Tuesday, August 14, 2007

Aiming for the Stars

As a Neil Gaiman fan, I totally experienced what it must have felt to be a Harry Potter reader at a screening of Order of the Phoenix. Stardust was entertaining enough, but I was taken completely out of the story every time I noticed that they awkwardly changed the novel to fit in over-explanation, cut out explanation, or force character development and chemistry. I also noticed that they inserted a re-shot Michelle Pfeiffer looking younger than she was in the previous *and* following scene. Talk about sloppy editing.

As for the actors, Ricky Gervais' only-in-the-film character was pretty much pointless. Robert DeNiro hilariously toed the line between Macho-Arrrrggh-Pirate and Tranny-Pouf even if his character in the book was probably expanded simply because he's Robert DeNiro. Or very possibly, the screenwriter felt that she needed some device to force Tristran into manhood and Yvaine into aquiescing femininity. Michelle Pfeiffer was brilliant, but that goes without saying as hundreds of other critics have already inundated her performance with praise.

Claire Danes was FANTASTIC as Yvaine. So many critics disliked the choice of Danes for the role, suggesting she was reprising her character of Angela from "My So-Called Life" due to the amount of angst. However, I think that Danes' ability to channel teen angst was WHY she was so perfect! The original character from the novel was every bit as snarky and whiny (but humorously and loveably so), after all.

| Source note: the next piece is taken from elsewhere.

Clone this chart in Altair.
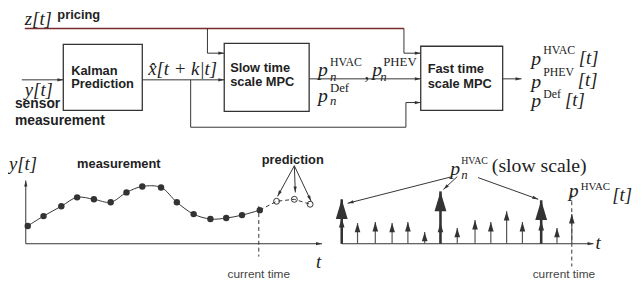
import math
import altair as alt
import pandas as pd

# ---------------- data (diagram drawn on the reference's pixel grid) ----------------
# block boxes
box_left = [64, 227, 426]
box_right = [144, 313, 509]
box_top = [43, 42, 45]
box_bottom = [110, 111, 110]

# pricing signal line (drawn in dark red)
pricing_path = [(25, 27), (409, 27)]

# connectors / axes that end with an arrow head
arrow_paths = {
    "price_fast": [(409, 27), (409, 52), (426, 52)],
    "price_slow": [(210, 27), (210, 52), (227, 52)],
    "y_in": [(22, 79), (64, 79)],
    "kal_slow": [(144, 79), (227, 79)],
    "kal_fast": [(193, 79), (193, 127), (411, 127), (411, 102), (426, 102)],
    "slow_fast": [(313, 78), (426, 78)],
    "fast_out": [(509, 78), (528, 78)],
    "axis_y": [(26, 245), (26, 181)],
    "axis_t1": [(26, 245), (326, 245)],
    "axis_t2": [(346, 245), (601, 245)],
    "pred1": [(298, 166), (281, 197)],
    "pred2": [(298, 166), (299, 193)],
    "pred3": [(298, 166), (315, 202)],
    "lab1": [(458, 177), (352, 204)],
    "lab2": [(463, 177), (449, 190)],
    "lab3": [(484, 178), (545, 200)],
}

# "current time" dashed markers
dashed_paths = {
    "now_left": [(262, 207), (262, 258)],
    "now_right": [(579, 195), (579, 268)],
}

# measured samples y[t] and predicted samples
meas_t = [28, 44, 62, 78, 95, 112, 128, 144, 163, 179, 196, 213, 229, 245, 263]
meas_y = [227, 217, 207, 198, 200, 203, 193, 187, 188, 203, 215, 220, 219, 216, 211]
pred_t = [280, 298, 314]
pred_y = [202, 200, 205]

# fast time-scale stems p^HVAC[t] and slow-scale stems p_n^HVAC
stem_base = 245
fast_t = [346, 362, 380, 397, 413, 430, 446, 463, 481, 497, 513, 529, 548, 564, 579]
fast_p = [219, 224, 223, 224, 223, 233, 224, 229, 221, 223, 212, 223, 222, 229, 215]
slow_t = [346, 446, 548]
slow_p = [200, 192, 201]

# texts: (text, x, baseline y, size)
bold_texts = [
    ("pricing", 58, 17.5, 13),
    ("Kalman", 72, 74, 13),
    ("Prediction", 72, 87, 13),
    ("Slow time", 233, 71, 13),
    ("scale MPC", 233, 85, 13),
    ("Fast time", 433, 72, 13),
    ("scale MPC", 433, 87, 13),
    ("sensor", 15, 108, 14),
    ("measurement", 15, 125, 14),
    ("measurement", 78, 168, 13),
    ("prediction", 265, 164, 13),
]
plain_texts = [
    ("current time", 262, 280, 12),
    ("current time", 571, 280, 12),
]
math_italic = [
    ("z[t]", 25, 23, 19),
    ("x\u0302[t + k|t]", 150, 74, 19),
    ("y[t]", 25, 95, 19),
    ("y[t]", 9, 170, 19),
    ("t", 320, 270, 19),
    ("t", 603, 250, 19),
    ("p", 322, 75, 20),
    ("p", 377, 75, 20),
    ("p", 322, 101, 20),
    ("n", 334, 80, 13),
    ("n", 385, 80, 13),
    ("n", 334, 104, 13),
    ("p", 538, 64, 20),
    ("p", 538, 87, 20),
    ("p", 538, 107, 20),
    ("[t]", 586, 63, 19),
    ("[t]", 585, 85, 19),
    ("[t]", 572, 106, 19),
    ("p", 456, 175, 20),
    ("n", 467, 179, 13),
    ("p", 576, 198, 20),
    ("[t]", 620, 202, 19),
]
math_upright = [
    (",", 369, 78, 19),
    ("HVAC", 334, 65, 12),
    ("PHEV", 388, 65, 13),
    ("Def", 334, 91, 13),
    ("HVAC", 550, 53, 12),
    ("PHEV", 550, 75, 12),
    ("Def", 550, 97, 12),
    ("HVAC", 467, 164, 10),
    ("(slow scale)", 498, 172, 20),
    ("HVAC", 588, 191, 11),
]

# ---------------- tables ----------------
def path_table(paths):
    rows = []
    for pid, pts in paths.items():
        for i, (px, py) in enumerate(pts):
            rows.append({"id": pid, "i": i, "x": px, "y": py})
    return pd.DataFrame(rows)

def head_table(paths):
    rows = []
    for pid, pts in paths.items():
        (xa, ya), (xb, yb) = pts[-2], pts[-1]
        ang = math.degrees(math.atan2(yb - ya, xb - xa)) % 360
        rows.append({"id": pid, "x": xb, "y": yb, "ang": ang})
    return pd.DataFrame(rows)

def text_table(items):
    return pd.DataFrame(items, columns=["text", "x", "y", "size"])

boxes = pd.DataFrame({"x0": box_left, "x1": box_right, "y0": box_top, "y1": box_bottom})
pricing_df = path_table({"pricing": pricing_path})
lines_df = path_table(arrow_paths)
heads_df = head_table(arrow_paths)
dashed_df = path_table(dashed_paths)
meas_df = pd.DataFrame({"i": range(len(meas_t)), "x": meas_t, "y": meas_y})
pred_line_df = pd.DataFrame({"i": range(len(pred_t) + 1),
                             "x": [meas_t[-1]] + pred_t, "y": [meas_y[-1]] + pred_y})
pred_df = pd.DataFrame({"x": pred_t, "y": pred_y})
fast_df = pd.DataFrame({"x": fast_t, "y": fast_p, "y2": [stem_base] * len(fast_t), "ang": 270})
slow_df = pd.DataFrame({"x": slow_t, "y": slow_p, "y2": [stem_base] * len(slow_t), "ang": 270})

xs = alt.Scale(domain=[8, 642], nice=False, zero=False)
ys = alt.Scale(domain=[8, 282], nice=False, zero=False, reverse=True)
X = lambda f="x": alt.X(f"{f}:Q", scale=xs, axis=None)
Y = lambda f="y": alt.Y(f"{f}:Q", scale=ys, axis=None)

DARK = "#333333"
ARROW = "M0,0L-2,-0.55L-2,0.55Z"
STEM_HEAD = "M0,0L-2,-0.6L-2,0.6Z"

layers = []
layers.append(alt.Chart(boxes).mark_rect(fill="white", stroke=DARK, strokeWidth=1.3).encode(
    x=X("x0"), x2="x1", y=Y("y0"), y2="y1"))
layers.append(alt.Chart(pricing_df).mark_line(color="#7a2b2b", strokeWidth=1.6).encode(
    x=X(), y=Y(), detail="id:N", order="i:Q"))
layers.append(alt.Chart(lines_df).mark_line(color=DARK, strokeWidth=1).encode(
    x=X(), y=Y(), detail="id:N", order="i:Q"))
layers.append(alt.Chart(dashed_df).mark_line(color=DARK, strokeWidth=1, strokeDash=[4, 3]).encode(
    x=X(), y=Y(), detail="id:N", order="i:Q"))
layers.append(alt.Chart(heads_df).mark_point(shape=ARROW, filled=True, color=DARK, opacity=1).encode(
    x=X(), y=Y(), angle=alt.Angle("ang:Q", scale=None), size=alt.value(36)))
# measurement curve + samples
layers.append(alt.Chart(meas_df).mark_line(color=DARK, strokeWidth=1, interpolate="catmull-rom").encode(
    x=X(), y=Y(), order="i:Q"))
layers.append(alt.Chart(pred_line_df).mark_line(color=DARK, strokeWidth=1, strokeDash=[4, 3]).encode(
    x=X(), y=Y(), order="i:Q"))
layers.append(alt.Chart(meas_df).mark_circle(color=DARK, opacity=1, size=42).encode(x=X(), y=Y()))
layers.append(alt.Chart(pred_df).mark_point(color=DARK, strokeWidth=1, size=36, filled=False, opacity=1).encode(
    x=X(), y=Y()))
# stems
layers.append(alt.Chart(fast_df).mark_rule(color="#555555", strokeWidth=1.2).encode(
    x=X(), y=Y(), y2="y2"))
layers.append(alt.Chart(slow_df).mark_rule(color=DARK, strokeWidth=2.6).encode(
    x=X(), y=Y(), y2="y2"))
layers.append(alt.Chart(fast_df).mark_point(shape=STEM_HEAD, filled=True, color=DARK, opacity=1).encode(
    x=X(), y=Y(), angle=alt.Angle("ang:Q", scale=None), size=alt.value(90)))
layers.append(alt.Chart(slow_df).mark_point(shape=STEM_HEAD, filled=True, color=DARK, opacity=1).encode(
    x=X(), y=Y(), angle=alt.Angle("ang:Q", scale=None), size=alt.value(400)))

# texts
def text_layer(items, **kw):
    return alt.Chart(text_table(items)).mark_text(align="left", baseline="alphabetic", **kw).encode(
        x=X(), y=Y(), text="text:N", size=alt.Size("size:Q", scale=None))

layers.append(text_layer(bold_texts, font="Liberation Sans", fontWeight="bold", color="#222222"))
layers.append(alt.Chart(text_table(plain_texts)).mark_text(
    align="center", baseline="alphabetic", font="Liberation Sans", color="#444444").encode(
    x=X(), y=Y(), text="text:N", size=alt.Size("size:Q", scale=None)))
layers.append(text_layer(math_italic, font="Liberation Serif", fontStyle="italic", color="#222222"))
layers.append(text_layer(math_upright, font="Liberation Serif", color="#222222"))

chart = alt.layer(*layers).properties(
    width=634, height=274, padding=0, autosize=alt.AutoSizeParams(type="none")
).configure_view(stroke=None)

chart.save("out.html", embed_options={"renderer": "svg", "actions": False})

My biggest gripe about the film was that it seemed as if so many aspects of it underestimated the audience's intelligence and therefore tended to overexplain itself. The ending was changed so that it'd be "happier", even though I did prefer the bittersweetness of the original. Some of the more explicit scenes were censored, and they arbitrarily inserted a sex scene between Tristran and Yvaine. The device of making Yvaine "glow" when she was happy was inelegantly timed at points so that it distractingly fumbled some delicate emotional scenes that the actors themselves could have pulled off fine without it.

It wasn't a bad film by any means, don't get me wrong. Some of the changes and takes on the original novel were highly amusing, after all -- the aforementioned flamboyantly hairdressing DeNiro and Pfeiffer's comically-timed struggle with sagging body parts being among them. Not to mention a personal favorite, that Sienna Miller's naively provincial insistence that traveling all the way to Ipswich was a big deal. Perhaps I simply need to re-view it and take it in as a standalone movie rather than keeping a mental tab of comparisons.